Specifically, the EU GDPR’s ADM restrictions are now potentially engaged where an ADM process is performed by a service provider and another entity relies on the output of that ADM process in arriving at a “decision” that significantly affects a data subject. Therefore, because of the Schufa decision, the EU GDPR (including its ADM restrictions) will potentially apply even when the user of an AI/ML output did not create such AI/ML output.
The EU GDPR and UK GDPR both currently contain the ADM restriction. The ADM restriction, if applicable, can potentially impose a high bar for the lawful use of many ADM technologies subject to the EU GDPR or UK GDPR.
The ADM restriction does not apply in three scenarios, namely where the restricted processing (1) is “necessary” for entering or performing a contract; (2) is authorized by EU, EU member state, or UK law to which the controller is subject and which includes suitable safeguard measures; or (3) has been explicitly consented to by the data subject.

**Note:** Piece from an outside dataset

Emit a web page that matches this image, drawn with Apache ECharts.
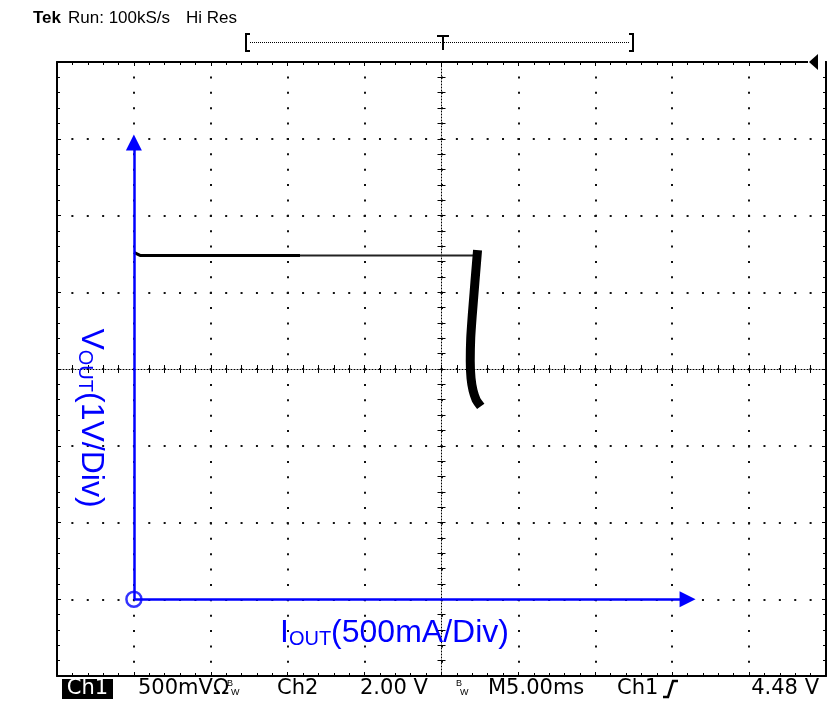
<!DOCTYPE html>
<html><head><meta charset="utf-8">
<script src="https://cdn.jsdelivr.net/npm/echarts@6/dist/echarts.min.js"></script>
<style>html,body{margin:0;padding:0;background:#fff}#c{width:834px;height:701px}</style>
</head><body><div id="c"></div>
<script>
// ---- data (I in A, V in V) ----
const flatTraceA = [[0.0, 4.52], [0.04, 4.48], [1.08, 4.48]];
const flatTraceB = [[1.08, 4.48], [2.23, 4.48]];
const limitTrace = [[2.232, 4.49], [2.222, 4.25], [2.212, 4.00], [2.200, 3.70], [2.190, 3.40], [2.187, 3.10], [2.192, 2.88], [2.205, 2.72], [2.225, 2.60], [2.238, 2.56]];
const originPoint = [[0, 0]];
const xArrowEnd = 3.60;   // A
const yArrowEnd = 5.95;   // V
const xRange = [-0.5, 4.5]; // 500 mA/div, 10 div
const yRange = [-1, 7];     // 1 V/div, 8 div
const headerLeft = 'Run: 100kS/s';
const headerMode = 'Hi Res';
const statusItems = ['500mV', 'Ch2', '2.00 V', 'M5.00ms', 'Ch1', '4.48 V'];
const xLabelParts = ['I', 'OUT', '(500mA/Div)'];
const yLabelParts = ['V', 'OUT', '(1V/Div)'];

const blue = '#0000ff';
const sans = "'Liberation Sans',Arial,sans-serif";
const wide = "'DejaVu Sans',sans-serif";
const GL = 57, GT = 62, GW = 769, GH = 614;

function xAx(extra) {
  return Object.assign({
    type: 'value', min: xRange[0], max: xRange[1], interval: 0.5,
    axisLabel: {show: false}, splitLine: {show: false},
    axisLine: {show: true, onZero: false, lineStyle: {color: '#000', width: 2}},
    axisTick: {show: true, inside: true, length: 4, lineStyle: {color: '#000', width: 1}},
    minorTick: {show: true, splitNumber: 5, length: 3, lineStyle: {color: '#000', width: 1}}
  }, extra);
}
function yAx(extra) {
  return Object.assign({
    type: 'value', min: yRange[0], max: yRange[1], interval: 1,
    axisLabel: {show: false}, splitLine: {show: false},
    axisLine: {show: true, onZero: false, lineStyle: {color: '#000', width: 2}},
    axisTick: {show: true, inside: true, length: 4, lineStyle: {color: '#000', width: 1}},
    minorTick: {show: true, splitNumber: 5, length: 3, lineStyle: {color: '#000', width: 1}}
  }, extra);
}
const centerLine = {show: true, onZero: false, lineStyle: {color: '#000', width: 1, type: [1, 2]}};
const centerTick = {show: true, length: 4, lineStyle: {color: '#000', width: 1}};
const centerMinor = {show: true, splitNumber: 5, length: 4, lineStyle: {color: '#000', width: 1}};

function txt(text, x, y, size, family, styleExtra) {
  return {type: 'text', x: x, y: y,
    style: Object.assign({text: text, fontSize: size, fontFamily: family, fill: '#000', verticalAlign: 'middle'}, styleExtra || {})};
}

const option = {
  animation: false,
  backgroundColor: '#fff',
  grid: {left: GL, top: GT, width: GW, height: GH, containLabel: false, outerBoundsMode: 'none'},
  xAxis: [
    xAx({position: 'bottom', splitLine: {show: true, lineStyle: {color: '#111', width: 2, type: [2, 13.38], dashOffset: 1}}}),
    xAx({position: 'top'}),
    xAx({position: 'bottom', offset: -GH / 2, axisLine: centerLine, axisTick: Object.assign({inside: false}, centerTick), minorTick: centerMinor}),
    xAx({position: 'bottom', offset: -GH / 2, axisLine: {show: false, onZero: false}, axisTick: Object.assign({inside: true}, centerTick), minorTick: centerMinor})
  ],
  yAxis: [
    yAx({position: 'left', splitLine: {show: true, lineStyle: {color: '#111', width: 2, type: [2, 13.38], dashOffset: 1}}}),
    yAx({position: 'right'}),
    yAx({position: 'left', offset: -GW / 2, axisLine: centerLine, axisTick: Object.assign({inside: false}, centerTick), minorTick: centerMinor}),
    yAx({position: 'left', offset: -GW / 2, axisLine: {show: false, onZero: false}, axisTick: Object.assign({inside: true}, centerTick), minorTick: centerMinor})
  ],
  series: [
    {
      type: 'scatter', data: originPoint, symbol: 'circle', symbolSize: 15, silent: true, z: 3,
      itemStyle: {color: 'rgba(0,0,0,0)', borderColor: blue, borderWidth: 2.5},
      markLine: {
        silent: true, symbol: ['none', 'triangle'], symbolSize: [16, 16],
        label: {show: false}, emphasis: {disabled: true},
        lineStyle: {color: blue, width: 2.5, type: 'solid'},
        data: [
          [{coord: [0, 0]}, {coord: [0, yArrowEnd]}],
          [{coord: [0, 0]}, {coord: [xArrowEnd, 0]}]
        ]
      }
    },
    {type: 'line', data: flatTraceA, showSymbol: false, silent: true, z: 4, lineStyle: {color: '#000', width: 3}},
    {type: 'line', data: flatTraceB, showSymbol: false, silent: true, z: 4, lineStyle: {color: '#222', width: 2}},
    {type: 'line', data: limitTrace, showSymbol: false, silent: true, z: 4, smooth: 0.2, lineStyle: {color: '#000', width: 9, cap: 'square'}}
  ],
  graphic: [
    // header
    txt('Tek', 33, 18, 17, sans, {fontWeight: 'bold'}),
    txt(headerLeft, 68, 18, 17, sans),
    txt(headerMode, 186, 18, 17, sans),
    // trigger position bracket
    {type: 'polyline', shape: {points: [[250, 34], [246, 34], [246, 51], [250, 51]]}, style: {stroke: '#000', lineWidth: 2, fill: null}},
    {type: 'polyline', shape: {points: [[629, 34], [633, 34], [633, 51], [629, 51]]}, style: {stroke: '#000', lineWidth: 2, fill: null}},
    {type: 'line', shape: {x1: 250, y1: 42.5, x2: 629, y2: 42.5}, style: {stroke: '#000', lineWidth: 1, lineDash: [1, 1]}},
    {type: 'line', shape: {x1: 437, y1: 36, x2: 449, y2: 36}, style: {stroke: '#000', lineWidth: 2}},
    {type: 'line', shape: {x1: 443, y1: 36, x2: 443, y2: 50}, style: {stroke: '#000', lineWidth: 2}},
    // trigger level marker
    {type: 'rect', shape: {x: 808, y: 58, width: 17, height: 7}, style: {fill: '#fff'}, z: 100},
    {type: 'polygon', shape: {points: [[818, 54], [818, 70], [809, 62]]}, style: {fill: '#000'}, z: 101},
    // status bar
    {type: 'rect', shape: {x: 62, y: 679, width: 51, height: 20}, style: {fill: '#000'}},
    txt('Ch1', 87.5, 689, 21, wide, {fill: '#fff', align: 'center'}),
    txt(statusItems[0] + 'Ω', 138, 689, 21, wide),
    txt('B', 227, 684, 9, sans),
    txt('W', 231, 693, 9, sans),
    txt(statusItems[1], 277, 689, 21, wide),
    txt(statusItems[2], 360, 689, 21, wide),
    txt('B', 456, 684, 9, sans),
    txt('W', 460, 693, 9, sans),
    txt(statusItems[3], 488, 689, 21, wide),
    txt(statusItems[4], 617, 689, 21, wide),
    {type: 'polyline', shape: {points: [[663, 697], [668, 697], [673, 681], [678, 681]]}, style: {stroke: '#000', lineWidth: 2.5, fill: null}},
    txt(statusItems[5], 819, 689, 21, wide, {align: 'right'}),
    // blue axis titles
    {type: 'text', x: 280, y: 633, z: 50, style: {
      text: '{b|' + xLabelParts[0] + '}{s|' + xLabelParts[1] + '}{b|' + xLabelParts[2] + '}',
      verticalAlign: 'middle', fill: blue,
      rich: {b: {fontFamily: sans, fontSize: 32, fill: blue},
             s: {fontFamily: sans, fontSize: 20, fill: blue, verticalAlign: 'bottom', lineHeight: 23}}}},
    {type: 'text', x: 91, y: 418, rotation: -Math.PI / 2, z: 50, style: {
      text: '{b|' + yLabelParts[0] + '}{s|' + yLabelParts[1] + '}{b|' + yLabelParts[2] + '}',
      align: 'center', verticalAlign: 'middle', fill: blue,
      rich: {b: {fontFamily: sans, fontSize: 32, fill: blue},
             s: {fontFamily: sans, fontSize: 20, fill: blue, verticalAlign: 'bottom', lineHeight: 23}}}}
  ]
};
const chart = echarts.init(document.getElementById('c'), null, {renderer: 'canvas'});
chart.setOption(option);
</script>
</body></html>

Importantly, however, even if ADM restrictions are not applicable, other EU GDPR and UK GDPR requirements may continue to apply, such as controllers being transparent with data subjects about personal data processing.
In Schufa, the CJEU determined that, for the purposes of the EU GDPR, the creation of a credit score relating to a data subject by a credit reference agency (CRA) constituted a “decision” for the purposes of the ADM restriction. Notably, in its consideration of whether the data subject had been significantly affected by the creation of the score, the CJEU had regard for the subsequent use to which the credit score was put by the downstream third-party lender and the fact that it played a determinative role in the lender’s credit decision.
The CJEU’s decision appears to be focused on ensuring that data subjects obtained, in the court’s view, the full protection of the EU GDPR’s ADM restriction. In turn, the court considered that the CRA’s creation of a credit score (by means of an ADM process) relating to a data subject was not merely a preparatory act that was decoupled from a subsequent credit decision relating to such data subject taken by a retail bank relying heavily on such credit score.
The CJEU’s decision also highlighted that the CRA’s ADM processes are subject to the EU GDPR’s many requirements, not just the ADM restriction. These requirements include controllers being transparent with data subjects about the use of, and consequences arising from, ADM processes.